What needs to be done ::
Your task is to copy the listing exactly. Drop any pictures from the copy.

* * *

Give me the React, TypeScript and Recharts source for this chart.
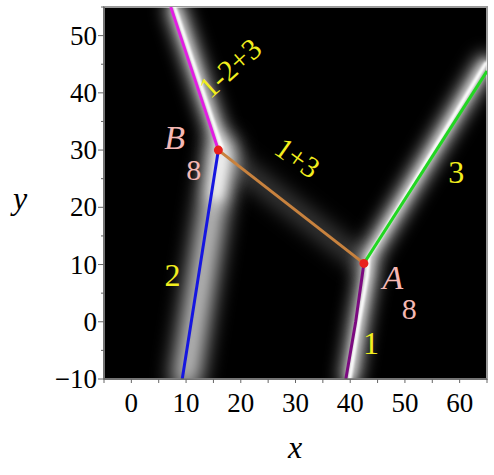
import React from "react"
import { LineChart, Line, XAxis, YAxis, ReferenceArea, ReferenceDot } from "recharts"

// tick values
const xTicks = [-5, 0, 5, 10, 15, 20, 25, 30, 35, 40, 45, 50, 55, 60, 65]
const yTicks = [-10, -5, 0, 5, 10, 15, 20, 25, 30, 35, 40, 45, 50, 55]

// vertices
const pointB = { x: 15.9, y: 30 }
const pointA = { x: 42.5, y: 10.2 }

// coloured edges
const edgeTop = [pointB, { x: 7.2, y: 55 }] // 1-2+3
const edge2 = [pointB, { x: 9.3, y: -10 }] // 2
const edgeMid = [pointB, pointA] // 1+3
const edge3 = [pointA, { x: 65, y: 43.8 }] // 3
const edge1 = [pointA, { x: 41.0, y: 0 }, { x: 39.2, y: -10 }] // 1

// white ridges of the density plot behind the edges
const ridgeB = [{ x: 7.9, y: 55 }, { x: 16.6, y: 30.2 }, { x: 15.6, y: 22 }]
const ridgeBCore = [{ x: 7.9, y: 55 }, { x: 16.5, y: 30.5 }]
const ridgeA = [
  { x: 64.8, y: 45.2 },
  { x: 43.4, y: 11.4 },
  { x: 43.1, y: 8 },
  { x: 41.6, y: 0 },
  { x: 39.9, y: -10 },
]
const haze2 = [{ x: 16.6, y: 30 }, { x: 10.0, y: -10 }]

const SERIF = "'Liberation Serif', 'Times New Roman', serif"

function XTick(props: any) {
  const { x, y, payload } = props
  const v = payload.value
  return (
    <g>
      <line x1={x} y1={y} x2={x} y2={y + 4} stroke="#666" strokeWidth={1} />
      {v % 10 === 0 && (
        <text x={x} y={y + 33} textAnchor="middle" style={{ fontFamily: SERIF, fontSize: 27 }} fill="#000">
          {v}
        </text>
      )}
    </g>
  )
}

function YTick(props: any) {
  const { x, y, payload } = props
  const v = payload.value
  const major = v % 10 === 0
  return (
    <g>
      <line x1={x} y1={y} x2={x - (major ? 6 : 3)} y2={y} stroke="#666" strokeWidth={1} />
      {major && (
        <text x={x - 7} y={y + 9} textAnchor="end" style={{ fontFamily: SERIF, fontSize: 27 }} fill="#000">
          {v < 0 ? `\u2212${Math.abs(v)}` : v}
        </text>
      )}
    </g>
  )
}

function tag(text: string, color: string, size: number, angle = 0, italic = false) {
  return (p: any) => (
    <text
      x={p.cx}
      y={p.cy}
      textAnchor="middle"
      dominantBaseline="central"
      style={{ fontFamily: SERIF, fontSize: size, fontStyle: italic ? "italic" : "normal" }}
      fill={color}
      transform={angle ? `rotate(${angle} ${p.cx} ${p.cy})` : undefined}
    >
      {text}
    </text>
  )
}

const YELLOW = "#f2ee1e"
const PINK = "#f5b8b4"

function glow(key: string, data: any[], width: number, filter: string, opacity: number) {
  return (
    <Line
      key={key}
      data={data}
      dataKey="y"
      type="linear"
      stroke="#ffffff"
      strokeWidth={width}
      strokeOpacity={opacity}
      strokeLinecap="round"
      strokeLinejoin="round"
      filter={`url(#${filter})`}
      dot={false}
      activeDot={false}
      isAnimationActive={false}
    />
  )
}

function edge(key: string, data: any[], color: string) {
  return (
    <Line
      key={key}
      data={data}
      dataKey="y"
      type="linear"
      stroke={color}
      strokeWidth={3}
      dot={false}
      activeDot={false}
      isAnimationActive={false}
    />
  )
}

export default function App() {
  return (
    <div style={{ position: "absolute", left: 0, top: 0, background: "#fff" }}>
      <LineChart width={494} height={475} margin={{ top: 7, right: 7, bottom: 0, left: 0 }}>
        <defs>
          <filter id="blurWide" filterUnits="userSpaceOnUse" x="0" y="0" width="494" height="475">
            <feGaussianBlur stdDeviation="9" />
          </filter>
          <filter id="blurMid" filterUnits="userSpaceOnUse" x="0" y="0" width="494" height="475">
            <feGaussianBlur stdDeviation="4" />
          </filter>
          <filter id="blurSoft" filterUnits="userSpaceOnUse" x="0" y="0" width="494" height="475">
            <feGaussianBlur stdDeviation="11" />
          </filter>
          <filter id="blurCore" filterUnits="userSpaceOnUse" x="0" y="0" width="494" height="475">
            <feGaussianBlur stdDeviation="1" />
          </filter>
        </defs>
        <XAxis
          type="number"
          dataKey="x"
          domain={[-5, 65]}
          ticks={xTicks}
          allowDataOverflow
          height={96}
          tickSize={0}
          tickMargin={0}
          tick={<XTick />}
          axisLine={{ stroke: "#666", strokeWidth: 1.5 }}
          interval={0}
        />
        <YAxis
          type="number"
          dataKey="y"
          domain={[-10, 55]}
          ticks={yTicks}
          allowDataOverflow
          width={104}
          tickSize={0}
          tickMargin={0}
          tick={<YTick />}
          axisLine={{ stroke: "#666", strokeWidth: 1.5 }}
          interval={0}
        />
        <ReferenceArea x1={-5} x2={65} y1={-10} y2={55} fill="#000" fillOpacity={1} stroke="#9a9a9a" strokeWidth={2} />

        {glow("h2", haze2, 24, "blurSoft", 0.9)}
        {glow("hm", edgeMid, 12, "blurSoft", 0.4)}
        {glow("wb", ridgeB, 16, "blurWide", 0.85)}
        {glow("wa", ridgeA, 16, "blurWide", 0.85)}
        {glow("mb", ridgeB, 7, "blurMid", 0.7)}
        {glow("ma", ridgeA, 7, "blurMid", 0.8)}
        {glow("cb", ridgeBCore, 3.5, "blurCore", 1)}
        {glow("ca", ridgeA, 3.5, "blurCore", 1)}

        {edge("top", edgeTop, "#e21ee2")}
        {edge("two", edge2, "#1616e0")}
        {edge("mid", edgeMid, "#c8823e")}
        {edge("three", edge3, "#22d622")}
        {edge("one", edge1, "#7c0a80")}

        <ReferenceDot x={pointB.x} y={pointB.y} r={4.5} fill="#e8201c" stroke="none" />
        <ReferenceDot x={pointA.x} y={pointA.y} r={4.5} fill="#e8201c" stroke="none" />

        <ReferenceDot x={18.0} y={44.4} r={0} shape={tag("1-2+3", YELLOW, 30, -42)} />
        <ReferenceDot x={30.4} y={28.7} r={0} shape={tag("1+3", YELLOW, 30, 35)} />
        <ReferenceDot x={59.4} y={26.2} r={0} shape={tag("3", YELLOW, 32)} />
        <ReferenceDot x={7.5} y={8.2} r={0} shape={tag("2", YELLOW, 32)} />
        <ReferenceDot x={43.8} y={-3.7} r={0} shape={tag("1", YELLOW, 32)} />
        <ReferenceDot x={7.9} y={32.2} r={0} shape={tag("B", PINK, 34, 0, true)} />
        <ReferenceDot x={11.4} y={26.6} r={0} shape={tag("8", PINK, 30)} />
        <ReferenceDot x={47.8} y={7.7} r={0} shape={tag("A", PINK, 34, 0, true)} />
        <ReferenceDot x={50.8} y={2.4} r={0} shape={tag("8", PINK, 30)} />
      </LineChart>
      <div
        style={{
          position: "absolute",
          left: 295,
          top: 447,
          transform: "translate(-50%, -50%)",
          fontFamily: SERIF,
          fontStyle: "italic",
          fontSize: 32,
          lineHeight: 1,
        }}
      >
        x
      </div>
      <div
        style={{
          position: "absolute",
          left: 20,
          top: 198,
          transform: "translate(-50%, -50%)",
          fontFamily: SERIF,
          fontStyle: "italic",
          fontSize: 32,
          lineHeight: 1,
        }}
      >
        y
      </div>
    </div>
  )
}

* * *

Expected answer ::
Give me the React, TypeScript and Recharts source for this chart.
import React from "react"
import { LineChart, Line, XAxis, YAxis, ReferenceArea, ReferenceDot } from "recharts"

// tick values
const xTicks = [-5, 0, 5, 10, 15, 20, 25, 30, 35, 40, 45, 50, 55, 60, 65]
const yTicks = [-10, -5, 0, 5, 10, 15, 20, 25, 30, 35, 40, 45, 50, 55]

// vertices
const pointB = { x: 15.9, y: 30 }
const pointA = { x: 42.5, y: 10.2 }

// coloured edges
const edgeTop = [pointB, { x: 7.2, y: 55 }] // 1-2+3
const edge2 = [pointB, { x: 9.3, y: -10 }] // 2
const edgeMid = [pointB, pointA] // 1+3
const edge3 = [pointA, { x: 65, y: 43.8 }] // 3
const edge1 = [pointA, { x: 41.0, y: 0 }, { x: 39.2, y: -10 }] // 1

// white ridges of the density plot behind the edges
const ridgeB = [{ x: 7.9, y: 55 }, { x: 16.6, y: 30.2 }, { x: 15.6, y: 22 }]
const ridgeBCore = [{ x: 7.9, y: 55 }, { x: 16.5, y: 30.5 }]
const ridgeA = [
  { x: 64.8, y: 45.2 },
  { x: 43.4, y: 11.4 },
  { x: 43.1, y: 8 },
  { x: 41.6, y: 0 },
  { x: 39.9, y: -10 },
]
const haze2 = [{ x: 16.6, y: 30 }, { x: 10.0, y: -10 }]

const SERIF = "'Liberation Serif', 'Times New Roman', serif"

function XTick(props: any) {
  const { x, y, payload } = props
  const v = payload.value
  return (
    <g>
      <line x1={x} y1={y} x2={x} y2={y + 4} stroke="#666" strokeWidth={1} />
      {v % 10 === 0 && (
        <text x={x} y={y + 33} textAnchor="middle" style={{ fontFamily: SERIF, fontSize: 27 }} fill="#000">
          {v}
        </text>
      )}
    </g>
  )
}

function YTick(props: any) {
  const { x, y, payload } = props
  const v = payload.value
  const major = v % 10 === 0
  return (
    <g>
      <line x1={x} y1={y} x2={x - (major ? 6 : 3)} y2={y} stroke="#666" strokeWidth={1} />
      {major && (
        <text x={x - 7} y={y + 9} textAnchor="end" style={{ fontFamily: SERIF, fontSize: 27 }} fill="#000">
          {v < 0 ? `\u2212${Math.abs(v)}` : v}
        </text>
      )}
    </g>
  )
}

function tag(text: string, color: string, size: number, angle = 0, italic = false) {
  return (p: any) => (
    <text
      x={p.cx}
      y={p.cy}
      textAnchor="middle"
      dominantBaseline="central"
      style={{ fontFamily: SERIF, fontSize: size, fontStyle: italic ? "italic" : "normal" }}
      fill={color}
      transform={angle ? `rotate(${angle} ${p.cx} ${p.cy})` : undefined}
    >
      {text}
    </text>
  )
}

const YELLOW = "#f2ee1e"
const PINK = "#f5b8b4"

function glow(key: string, data: any[], width: number, filter: string, opacity: number) {
  return (
    <Line
      key={key}
      data={data}
      dataKey="y"
      type="linear"
      stroke="#ffffff"
      strokeWidth={width}
      strokeOpacity={opacity}
      strokeLinecap="round"
      strokeLinejoin="round"
      filter={`url(#${filter})`}
      dot={false}
      activeDot={false}
      isAnimationActive={false}
    />
  )
}

function edge(key: string, data: any[], color: string) {
  return (
    <Line
      key={key}
      data={data}
      dataKey="y"
      type="linear"
      stroke={color}
      strokeWidth={3}
      dot={false}
      activeDot={false}
      isAnimationActive={false}
    />
  )
}

export default function App() {
  return (
    <div style={{ position: "absolute", left: 0, top: 0, background: "#fff" }}>
      <LineChart width={494} height={475} margin={{ top: 7, right: 7, bottom: 0, left: 0 }}>
        <defs>
          <filter id="blurWide" filterUnits="userSpaceOnUse" x="0" y="0" width="494" height="475">
            <feGaussianBlur stdDeviation="9" />
          </filter>
          <filter id="blurMid" filterUnits="userSpaceOnUse" x="0" y="0" width="494" height="475">
            <feGaussianBlur stdDeviation="4" />
          </filter>
          <filter id="blurSoft" filterUnits="userSpaceOnUse" x="0" y="0" width="494" height="475">
            <feGaussianBlur stdDeviation="11" />
          </filter>
          <filter id="blurCore" filterUnits="userSpaceOnUse" x="0" y="0" width="494" height="475">
            <feGaussianBlur stdDeviation="1" />
          </filter>
        </defs>
        <XAxis
          type="number"
          dataKey="x"
          domain={[-5, 65]}
          ticks={xTicks}
          allowDataOverflow
          height={96}
          tickSize={0}
          tickMargin={0}
          tick={<XTick />}
          axisLine={{ stroke: "#666", strokeWidth: 1.5 }}
          interval={0}
        />
        <YAxis
          type="number"
          dataKey="y"
          domain={[-10, 55]}
          ticks={yTicks}
          allowDataOverflow
          width={104}
          tickSize={0}
          tickMargin={0}
          tick={<YTick />}
          axisLine={{ stroke: "#666", strokeWidth: 1.5 }}
          interval={0}
        />
        <ReferenceArea x1={-5} x2={65} y1={-10} y2={55} fill="#000" fillOpacity={1} stroke="#9a9a9a" strokeWidth={2} />

        {glow("h2", haze2, 24, "blurSoft", 0.9)}
        {glow("hm", edgeMid, 12, "blurSoft", 0.4)}
        {glow("wb", ridgeB, 16, "blurWide", 0.85)}
        {glow("wa", ridgeA, 16, "blurWide", 0.85)}
        {glow("mb", ridgeB, 7, "blurMid", 0.7)}
        {glow("ma", ridgeA, 7, "blurMid", 0.8)}
        {glow("cb", ridgeBCore, 3.5, "blurCore", 1)}
        {glow("ca", ridgeA, 3.5, "blurCore", 1)}

        {edge("top", edgeTop, "#e21ee2")}
        {edge("two", edge2, "#1616e0")}
        {edge("mid", edgeMid, "#c8823e")}
        {edge("three", edge3, "#22d622")}
        {edge("one", edge1, "#7c0a80")}

        <ReferenceDot x={pointB.x} y={pointB.y} r={4.5} fill="#e8201c" stroke="none" />
        <ReferenceDot x={pointA.x} y={pointA.y} r={4.5} fill="#e8201c" stroke="none" />

        <ReferenceDot x={18.0} y={44.4} r={0} shape={tag("1-2+3", YELLOW, 30, -42)} />
        <ReferenceDot x={30.4} y={28.7} r={0} shape={tag("1+3", YELLOW, 30, 35)} />
        <ReferenceDot x={59.4} y={26.2} r={0} shape={tag("3", YELLOW, 32)} />
        <ReferenceDot x={7.5} y={8.2} r={0} shape={tag("2", YELLOW, 32)} />
        <ReferenceDot x={43.8} y={-3.7} r={0} shape={tag("1", YELLOW, 32)} />
        <ReferenceDot x={7.9} y={32.2} r={0} shape={tag("B", PINK, 34, 0, true)} />
        <ReferenceDot x={11.4} y={26.6} r={0} shape={tag("8", PINK, 30)} />
        <ReferenceDot x={47.8} y={7.7} r={0} shape={tag("A", PINK, 34, 0, true)} />
        <ReferenceDot x={50.8} y={2.4} r={0} shape={tag("8", PINK, 30)} />
      </LineChart>
      <div
        style={{
          position: "absolute",
          left: 295,
          top: 447,
          transform: "translate(-50%, -50%)",
          fontFamily: SERIF,
          fontStyle: "italic",
          fontSize: 32,
          lineHeight: 1,
        }}
      >
        x
      </div>
      <div
        style={{
          position: "absolute",
          left: 20,
          top: 198,
          transform: "translate(-50%, -50%)",
          fontFamily: SERIF,
          fontStyle: "italic",
          fontSize: 32,
          lineHeight: 1,
        }}
      >
        y
      </div>
    </div>
  )
}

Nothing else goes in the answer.